GIVEN REQUEST :: Leave out all pictures. Return exactly the lines from the top of the material through the line containing "(mpo) at ($(mp.east)+(2,-3.5)$);".

GIVEN DATA ::
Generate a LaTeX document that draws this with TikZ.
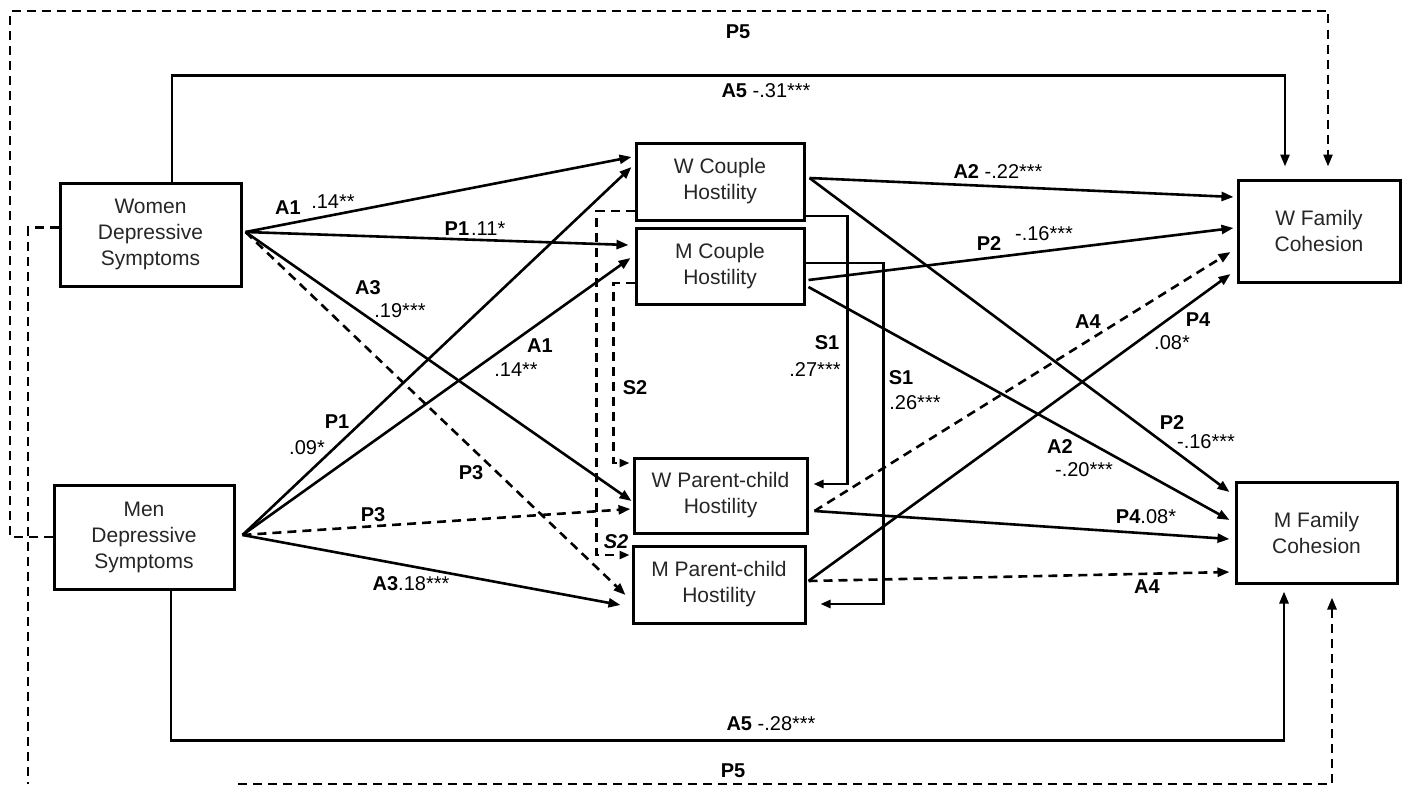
\documentclass[tikz,border=0pt]{standalone}
\usepackage{fontspec}
\setmainfont{Liberation Sans}
\usetikzlibrary{arrows.meta,calc}
\begin{document}
\begin{tikzpicture}[x=1pt,y=-1pt,
  box/.style={draw, line width=3pt, fill=white, align=center, inner sep=0pt,
    text=black!85, font=\fontsize{21}{26}\selectfont},
  link/.style={line width=2.6pt, -{Triangle[length=12pt,width=9pt]}},
  dlink/.style={link, dash pattern=on 9pt off 6pt},
  slink/.style={line width=2.6pt, -{Triangle[length=10pt,width=8pt]}},
  sdlink/.style={slink, dash pattern=on 9pt off 6pt},
  lbl/.style={inner sep=0pt, font=\fontsize{20}{24}\selectfont},
]
\fill[white] (0,0) rectangle (1408,787);
\useasboundingbox (0,0) rectangle (1408,787);

% ---- variables ----
\node[box, minimum width=181pt, minimum height=103pt] (wd) at (150.5,234.5) {Women\\Depressive\\Symptoms};
\node[box, minimum width=180pt, minimum height=104pt] (md) at (144,537) {Men\\Depressive\\Symptoms};
\node[box, minimum width=168pt, minimum height=77pt] (wc) at (720,181.5) {W Couple\\Hostility};
\node[box, minimum width=168pt, minimum height=76pt] (mc) at (720,266) {M Couple\\Hostility};
\node[box, minimum width=173pt, minimum height=75pt] (wp) at (720.5,495.5) {W Parent-child\\Hostility};
\node[box, minimum width=172pt, minimum height=77pt] (mp) at (719,584.5) {M Parent-child\\Hostility};
\node[box, minimum width=162pt, minimum height=102pt] (wf) at (1319,231) {W Family\\Cohesion};
\node[box, minimum width=161pt, minimum height=101pt] (mf) at (1316.5,532.5) {M Family\\Cohesion};

% ---- points where fans of paths leave a box ----
\coordinate (wdo) at ($(wd.east)+(3,-2.5)$);
\coordinate (mdo) at ($(md.east)+(7,-2)$);
\coordinate (wco) at ($(wc.east)+(4,-3.5)$);
\coordinate (mcoA) at ($(mc.east)+(3,14)$);
\coordinate (mcoB) at ($(mc.east)+(3,21)$);
\coordinate (wpo) at ($(wp.east)+(6,15.5)$);
\coordinate (mpo) at ($(mp.east)+(2,-3.5)$);

% ---- depressive symptoms -> hostility ----
\draw[link]  (wdo) -- ($(wc.west)+(-3,-24.5)$);
\draw[link]  (wdo) -- ($(mc.west)+(-6,-21)$);
\draw[link]  (wdo) -- ($(wp.west)+(-1,5.5)$);
\draw[dlink] (wdo) -- ($(mp.west)+(-6,10.5)$);
\draw[link]  (mdo) -- ($(wc.west)+(-3,-14.5)$);
\draw[link]  (mdo) -- ($(mc.west)+(-4,-8)$);
\draw[dlink] (mdo) -- ($(wp.west)+(-2,13.5)$);
\draw[link]  (mdo) -- ($(mp.west)+(-11,20.5)$);

% ---- hostility -> family cohesion ----
\draw[link]  (wco) -- ($(wf.west)+(-3,-34)$);
\draw[link]  (wco) -- ($(mf.west)+(-5,-40.5)$);
\draw[link]  (mcoA) -- ($(wf.west)+(-3,-3)$);
\draw[link]  (mcoB) -- ($(mf.west)+(-5,-12.5)$);
\draw[dlink] (wpo) -- ($(wf.west)+(-6,21)$);
\draw[link]  (wpo) -- ($(mf.west)+(-5,6.5)$);
\draw[link]  (mpo) -- ($(wf.west)+(-6,43)$);
\draw[dlink] (mpo) -- ($(mf.west)+(-5,39.5)$);

% ---- spillover paths ----
\draw[slink]  ($(wc.east)+(0,34.5)$) -- ++(42,0) |- ($(wp.east)+(5,-11.5)$);
\draw[slink]  ($(mc.east)+(0,-3)$) -- ++(78,0) |- ($(mp.east)+(14,19.5)$);
\draw[sdlink] ($(wc.west)+(0,29.5)$) -- ++(-38,0) |- ($(mp.west)+(-2,-29.5)$);
\draw[sdlink] ($(mc.west)+(0,17)$) -- ++(-21,0) |- ($(wp.west)+(-3,-32.5)$);

% ---- direct paths ----
\draw[link] ($(wd.north)+(21.5,0)$) -- ++(0,-106) -| ($(wf.north)+(-34,-12)$);
\draw[link] ($(md.south)+(27,0)$) -- ++(0,150) -| ($(mf.south)+(-32.5,7)$);
\draw[dlink] (md.west) -| (10,11) -| ($(wf.north)+(9,-12)$);
\draw[dlink] ($(wd.west)+(0,-7)$) -| (28,784) (238,784) -| ($(mf.south)+(15.5,13)$);

% ---- labels ----
\node[lbl] (tP5) at (738,32) {\bfseries P5};
\node[lbl] (tA5) at (766,91) {{\bfseries A5} -.31***};
\node[lbl] (wA1) at (288,208) {\bfseries A1};
\node[lbl] (wA1v) at (333,202) {.14**};
\node[lbl] (wP1) at (475,229) {{\bfseries P1}\hspace{2pt}.11*};
\node[lbl] (wA3) at (368,288) {\bfseries A3};
\node[lbl] (wA3v) at (400,311) {.19***};
\node[lbl] (mA1) at (540,346) {\bfseries A1};
\node[lbl] (mA1v) at (516,370) {.14**};
\node[lbl] (mP1) at (337,422) {\bfseries P1};
\node[lbl] (mP1v) at (307,448) {.09*};
\node[lbl] (wP3) at (471,473) {\bfseries P3};
\node[lbl] (mP3) at (373,515) {\bfseries P3};
\node[lbl] (mA3) at (411,584) {{\bfseries A3}.18***};
\node[lbl] (S2a) at (635,388) {\bfseries S2};
\node[lbl] (S2b) at (616,542) {\bfseries\itshape S2};
\node[lbl] (S1a) at (827,343) {\bfseries S1};
\node[lbl] (S1av) at (815,370) {.27***};
\node[lbl] (S1b) at (901,378) {\bfseries S1};
\node[lbl] (S1bv) at (915,403) {.26***};
\node[lbl] (wA2) at (998,172) {{\bfseries A2} -.22***};
\node[lbl] (mP2) at (989,244) {\bfseries P2};
\node[lbl] (mP2v) at (1044,234) {-.16***};
\node[lbl] (wA4) at (1088,322) {\bfseries A4};
\node[lbl] (mP4) at (1198,320) {\bfseries P4};
\node[lbl] (mP4v) at (1172,343) {.08*};
\node[lbl] (wP2) at (1172,423) {\bfseries P2};
\node[lbl] (wP2v) at (1206,442) {-.16***};
\node[lbl] (mA2) at (1060,447) {\bfseries A2};
\node[lbl] (mA2v) at (1084,470) {-.20***};
\node[lbl] (wP4) at (1146,517) {{\bfseries P4}.08*};
\node[lbl] (mA4) at (1147,587) {\bfseries A4};
\node[lbl] (bA5) at (771,724) {{\bfseries A5} -.28***};
\node[lbl] (bP5) at (733,771) {\bfseries P5};
\end{tikzpicture}
\end{document}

OUTPUT FOR THIS EXERCISE ::
Generate a LaTeX document that draws this with TikZ.
\documentclass[tikz,border=0pt]{standalone}
\usepackage{fontspec}
\setmainfont{Liberation Sans}
\usetikzlibrary{arrows.meta,calc}
\begin{document}
\begin{tikzpicture}[x=1pt,y=-1pt,
  box/.style={draw, line width=3pt, fill=white, align=center, inner sep=0pt,
    text=black!85, font=\fontsize{21}{26}\selectfont},
  link/.style={line width=2.6pt, -{Triangle[length=12pt,width=9pt]}},
  dlink/.style={link, dash pattern=on 9pt off 6pt},
  slink/.style={line width=2.6pt, -{Triangle[length=10pt,width=8pt]}},
  sdlink/.style={slink, dash pattern=on 9pt off 6pt},
  lbl/.style={inner sep=0pt, font=\fontsize{20}{24}\selectfont},
]
\fill[white] (0,0) rectangle (1408,787);
\useasboundingbox (0,0) rectangle (1408,787);

% ---- variables ----
\node[box, minimum width=181pt, minimum height=103pt] (wd) at (150.5,234.5) {Women\\Depressive\\Symptoms};
\node[box, minimum width=180pt, minimum height=104pt] (md) at (144,537) {Men\\Depressive\\Symptoms};
\node[box, minimum width=168pt, minimum height=77pt] (wc) at (720,181.5) {W Couple\\Hostility};
\node[box, minimum width=168pt, minimum height=76pt] (mc) at (720,266) {M Couple\\Hostility};
\node[box, minimum width=173pt, minimum height=75pt] (wp) at (720.5,495.5) {W Parent-child\\Hostility};
\node[box, minimum width=172pt, minimum height=77pt] (mp) at (719,584.5) {M Parent-child\\Hostility};
\node[box, minimum width=162pt, minimum height=102pt] (wf) at (1319,231) {W Family\\Cohesion};
\node[box, minimum width=161pt, minimum height=101pt] (mf) at (1316.5,532.5) {M Family\\Cohesion};

% ---- points where fans of paths leave a box ----
\coordinate (wdo) at ($(wd.east)+(3,-2.5)$);
\coordinate (mdo) at ($(md.east)+(7,-2)$);
\coordinate (wco) at ($(wc.east)+(4,-3.5)$);
\coordinate (mcoA) at ($(mc.east)+(3,14)$);
\coordinate (mcoB) at ($(mc.east)+(3,21)$);
\coordinate (wpo) at ($(wp.east)+(6,15.5)$);
\coordinate (mpo) at ($(mp.east)+(2,-3.5)$);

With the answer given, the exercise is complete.